17. The method for gene sequencing of a gene sequencing substrate according to claim 14, wherein the step of adding four different dNTPs successively into the reaction cell comprises:

performing amplification on the target sample to form a plurality of identical target samples;

absorbing the plurality of identical target samples using a magnetic bead; and

loading the magnetic bead into the reaction cell.

18. The method for gene sequencing of a gene sequencing substrate according to claim 14, wherein the dNTPs comprise reversibly terminating dNTPs, and the method for gene sequencing further comprises:

washing the reversibly terminating dNTP loaded in the reaction cell and adding a sulfhydryl reagent into the reaction cell.

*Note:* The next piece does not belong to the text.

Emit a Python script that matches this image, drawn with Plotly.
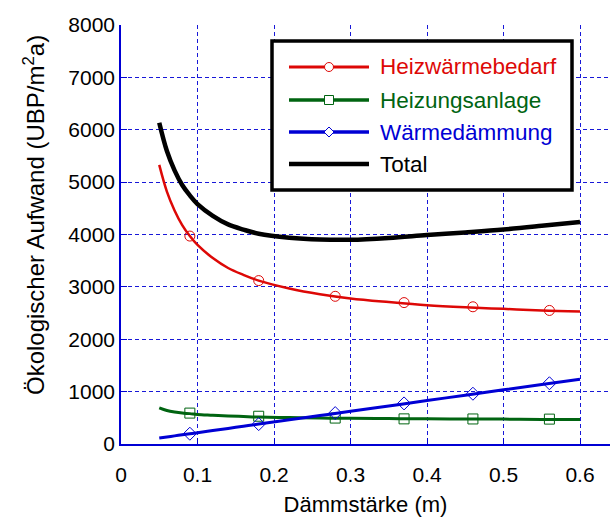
import plotly.graph_objects as go

# Dämmstärke (m) – curve sampling points
thickness = [0.05, 0.06, 0.07, 0.08, 0.09, 0.10, 0.12, 0.14, 0.16, 0.18,
             0.22, 0.26, 0.30, 0.35, 0.40, 0.45, 0.50, 0.55, 0.60]

# Ökologischer Aufwand (UBP/m²a) per component
heizwaermebedarf = [5330, 4820, 4460, 4180, 3970, 3800, 3550, 3360, 3230, 3120,
                    2970, 2860, 2780, 2710, 2650, 2610, 2580, 2550, 2530]
heizungsanlage = [690, 640, 610, 590, 580, 565, 550, 535, 525, 515,
                  505, 495, 490, 485, 480, 478, 475, 470, 470]
waermedaemmung = [114, 134, 155, 175, 196, 216, 257, 298, 339, 380,
                  461, 543, 625, 727, 829, 932, 1034, 1136, 1238]
total = [6134, 5594, 5225, 4945, 4746, 4581, 4357, 4193, 4094, 4015,
         3940, 3905, 3900, 3935, 3990, 4040, 4095, 4165, 4240]

# Symbol positions along each curve
marker_x = [0.09, 0.18, 0.28, 0.37, 0.46, 0.56]
heizwaermebedarf_pts = [3970, 3120, 2820, 2700, 2620, 2550]
heizungsanlage_pts = [590, 530, 495, 480, 478, 475]
waermedaemmung_pts = [196, 380, 590, 775, 960, 1160]

x_ticks = [0, 0.1, 0.2, 0.3, 0.4, 0.5, 0.6]
y_ticks = [0, 1000, 2000, 3000, 4000, 5000, 6000, 7000, 8000]

RED = "#dd0806"
GREEN = "#006411"
BLUE = "#0000d4"
BLACK = "#000000"
GRID = "#1818d8"
FONT = "Liberation Sans, Arial, sans-serif"

series = [
    ("Heizwärmebedarf", heizwaermebedarf, heizwaermebedarf_pts, RED, 2.5, "circle-open"),
    ("Heizungsanlage", heizungsanlage, heizungsanlage_pts, GREEN, 3, "square-open"),
    ("Wärmedämmung", waermedaemmung, waermedaemmung_pts, BLUE, 3, "diamond-open"),
]

fig = go.Figure()
for name, ys, pts, color, lw, sym in series:
    fig.add_trace(go.Scatter(
        x=thickness, y=ys, mode="lines", name=name, showlegend=False,
        line=dict(color=color, width=lw, shape="spline", smoothing=1.0),
    ))
    fig.add_trace(go.Scatter(
        x=marker_x, y=pts, mode="markers", showlegend=False,
        marker=dict(symbol=sym, size=10, color=color, line=dict(width=1, color=color)),
    ))
fig.add_trace(go.Scatter(
    x=thickness, y=total, mode="lines", name="Total", showlegend=False,
    line=dict(color=BLACK, width=4.5, shape="spline", smoothing=1.0),
))

# Legend box drawn in paper coordinates
W, H = 489.0, 419.0
def px(x):
    return (x - 121) / W
def py(y):
    return (444 - y) / H

shapes = [dict(type="rect", xref="paper", yref="paper",
               x0=px(272), x1=px(572), y0=py(190), y1=py(41),
               line=dict(color=BLACK, width=3.5), fillcolor="white", layer="above")]
annotations = []
legend_rows = [
    ("Heizwärmebedarf", RED, 3, 67, "circle"),
    ("Heizungsanlage", GREEN, 3.5, 100, "square"),
    ("Wärmedämmung", BLUE, 3.5, 132, "diamond"),
    ("Total", BLACK, 4.5, 164, None),
]
for label, color, lw, row_y, sym in legend_rows:
    shapes.append(dict(type="line", xref="paper", yref="paper",
                       x0=px(289), x1=px(369), y0=py(row_y), y1=py(row_y),
                       line=dict(color=color, width=lw), layer="above"))
    common = dict(xref="paper", yref="paper", xsizemode="pixel", ysizemode="pixel",
                  xanchor=px(329), yanchor=py(row_y), layer="above",
                  line=dict(color=color, width=1), fillcolor="white")
    if sym == "circle":
        shapes.append(dict(type="circle", x0=-4.5, x1=4.5, y0=-4.5, y1=4.5, **common))
    elif sym == "square":
        shapes.append(dict(type="rect", x0=-4.5, x1=4.5, y0=-4.5, y1=4.5, **common))
    elif sym == "diamond":
        shapes.append(dict(type="path", path="M0,-5 L5,0 L0,5 L-5,0 Z", **common))
    annotations.append(dict(xref="paper", yref="paper", x=px(378), y=py(row_y),
                            xanchor="left", yanchor="middle", showarrow=False,
                            text=label, font=dict(family=FONT, size=22.5, color=color)))

# Vertical axis title, placed as a rotated annotation
annotations.append(dict(xref="paper", yref="paper", x=px(34), y=py(215),
                        xanchor="center", yanchor="middle", showarrow=False,
                        textangle=-90,
                        text="Ökologischer Aufwand (UBP/m<sup>2</sup>a)",
                        font=dict(family=FONT, size=24, color=BLACK)))

axis_common = dict(
    showgrid=True, gridcolor=GRID, gridwidth=1, griddash="4px,3px",
    showline=True, linecolor=BLUE, linewidth=1.5,
    ticks="inside", ticklen=6, tickcolor=BLUE, tickwidth=1,
    zeroline=False, tickfont=dict(family=FONT, size=21, color=BLACK),
)

fig.update_layout(
    width=610, height=518,
    margin=dict(l=121, r=0, t=25, b=74),
    paper_bgcolor="white", plot_bgcolor="white",
    showlegend=False,
    shapes=shapes, annotations=annotations,
    xaxis=dict(range=[0, 0.6392], tickvals=x_ticks,
               ticktext=["0", "0.1", "0.2", "0.3", "0.4", "0.5", "0.6"],
               ticklabelstandoff=11,
               title=dict(text="Dämmstärke (m)", font=dict(family=FONT, size=22, color=BLACK),
                          standoff=12),
               **axis_common),
    yaxis=dict(range=[0, 8000], tickvals=y_ticks, **axis_common),
)

fig.write_html("out.html")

19. A gene sequencing device, comprising:

a gene sequencing substrate;

an opposite substrate aligned with the gene sequencing substrate to form a flow channel; and

a sidewall of the flow channel provided between the gene sequencing substrate and the opposite substrate,

wherein the gene sequencing substrate comprises the gene sequencing substrate according to claim 1, and the sidewall of the flow channel surrounds a peripheral of an edge of the gene sequencing substrate to seal the flow channel.

20. The gene sequencing device according to claim 19, further comprising:

a sample inlet and a sample outlet provided on the opposite substrate and connected to the flow channel.